An almost full bottle of spring water on the ground beside them. Forgot. The.
Water. Damn. At Ashburton library two days earlier, the staff had put out a jug
of water and plastic cups – a great idea. Camberwell library hadn’t done that
so the utter joy of the beanbag was marred a bit by thirst, but it was
manageable.
Anyway, the end of the ordeal was in sight, and came earlier
than expected. On the way home from the library the temperature started to drop
– by about 10 degrees Celsius in an hour. That was enough to provide immediate
relief and then the full cooling came a few hours later.
It was a sobering glimpse into a future dominated by
catastrophic climate change. When I was growing up, it was a big deal (and kind
of exciting) for the temperature to reach 100 degreees Fahrenheit, which is ‘only’

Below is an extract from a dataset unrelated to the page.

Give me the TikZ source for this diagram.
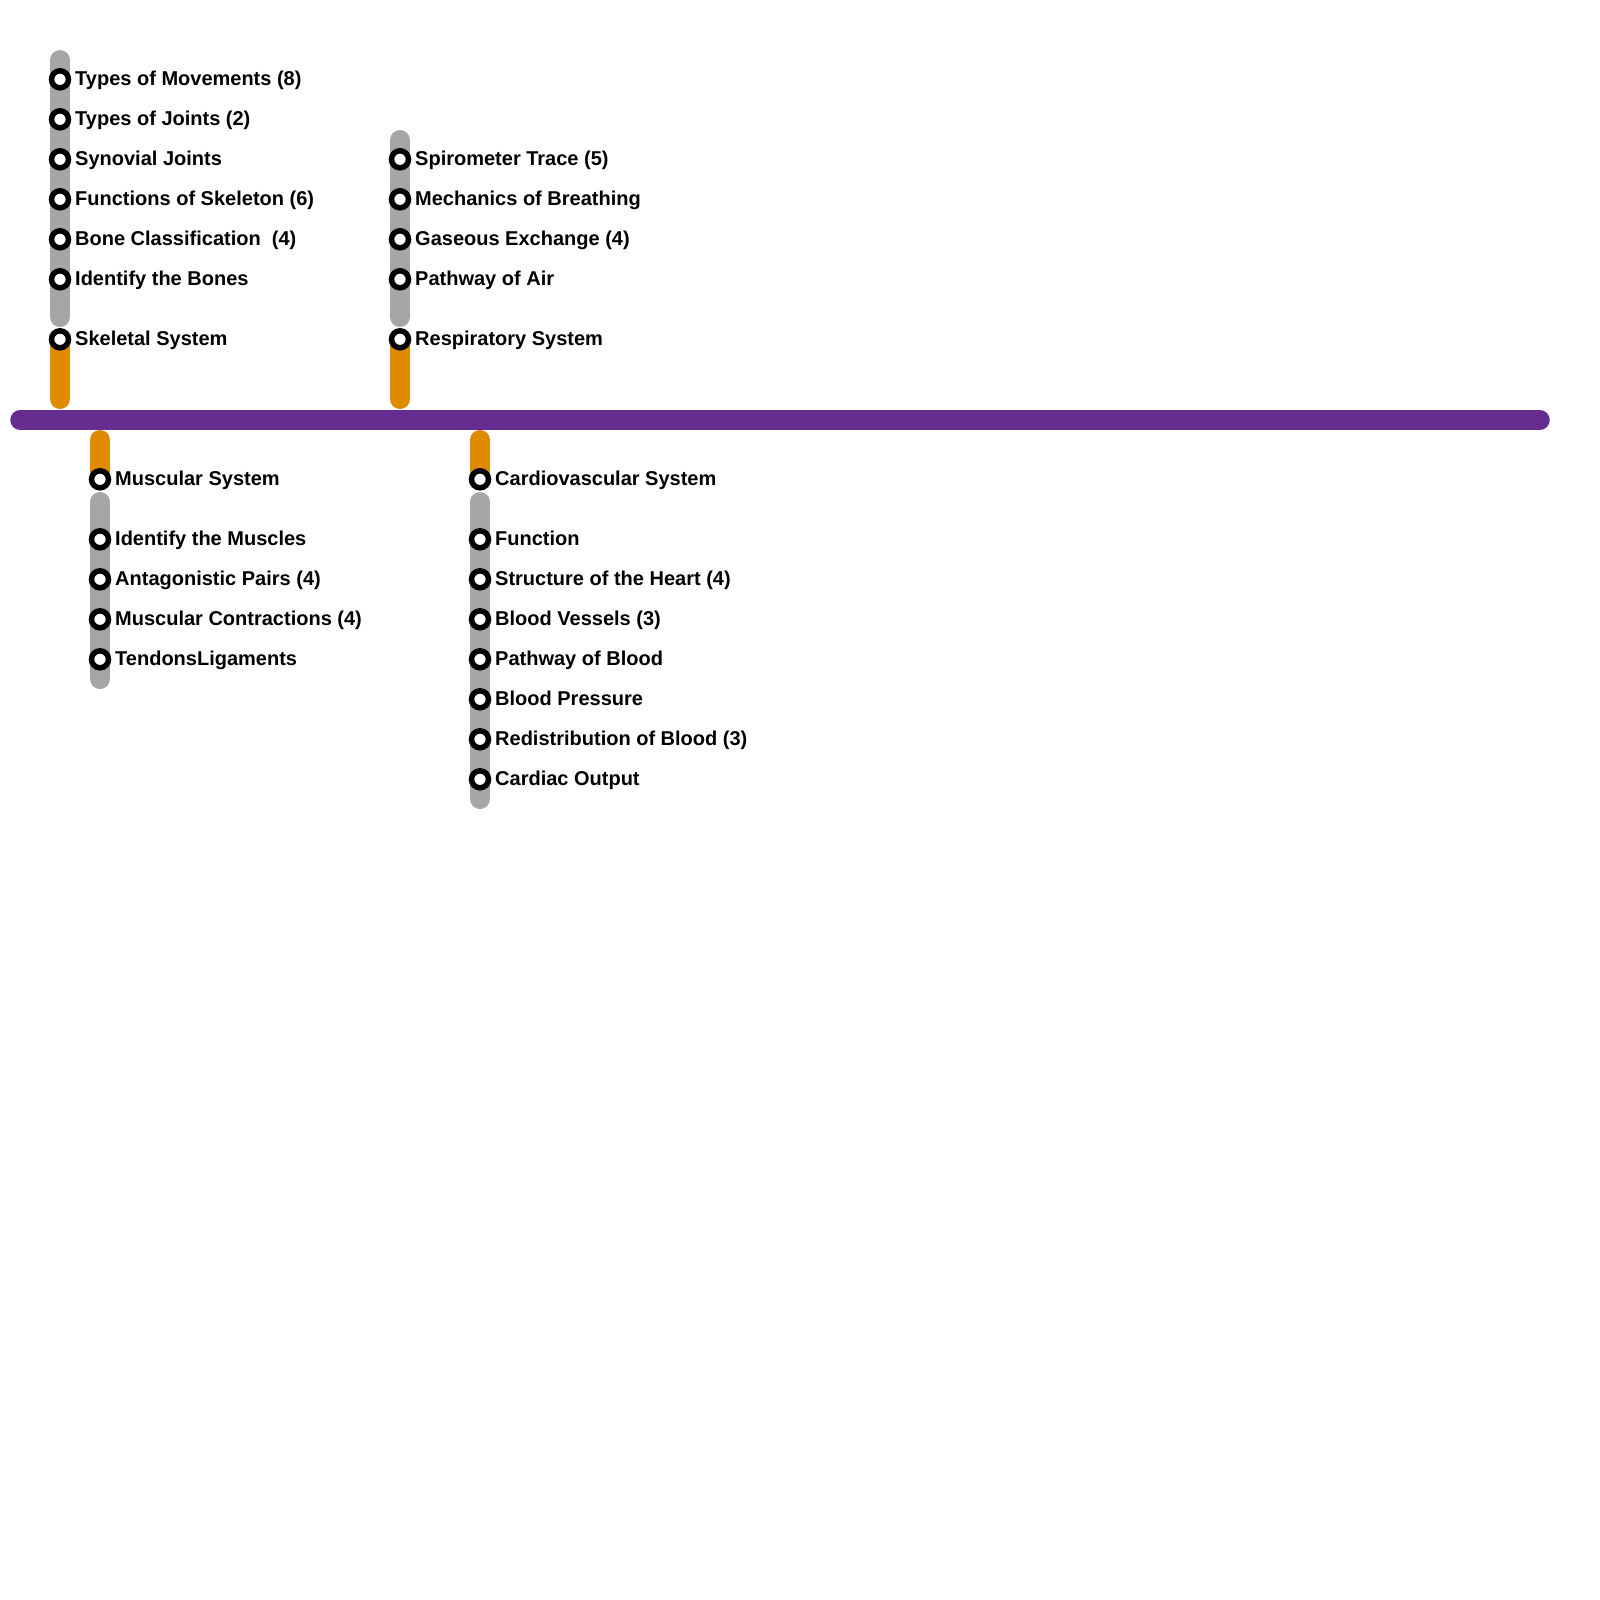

37.7 degrees Celsius. A few months ago the Bureau of Meteorology made an
announcement – that the climate of Australia had changed, and that there was no
point in looking at climate records to forecast the future. I try to imagine
what would have happened if those four days had stretched to five, or six, or
more.
In the future, will there be a number of days every year
when certain places will be simply uninhabitable? I imagine there could be
evacuations. Or instead will there be public places set aside with
airconditioning for people to huddle in?
When it came to bushfires – which usually get worse when the
cold change hits because the winds fan the flames – my state got off lightly.
There was no repeat of Black Saturday. This was a huge relief, although in Victoria alone, the
Grampians blaze burned for 52,000 hectares, one person was killed, about 4000
sheep lost their lives, and 27 houses and about 60 other buildings were lost.
Terrible, but it could have been so much worse.
So – a huge impost on the body and spirit that probably translates into a huge dive in productivity across the state. I feel as if I’ve gone through some ritual ordeal. And yet in twenty years' time I won’t be boasting to my great-nieces and nephews about how I lived through the Great Heatwave of 2014 – what they will have to put up with in future heatwaves will make last week look like a pleasant spring interlude!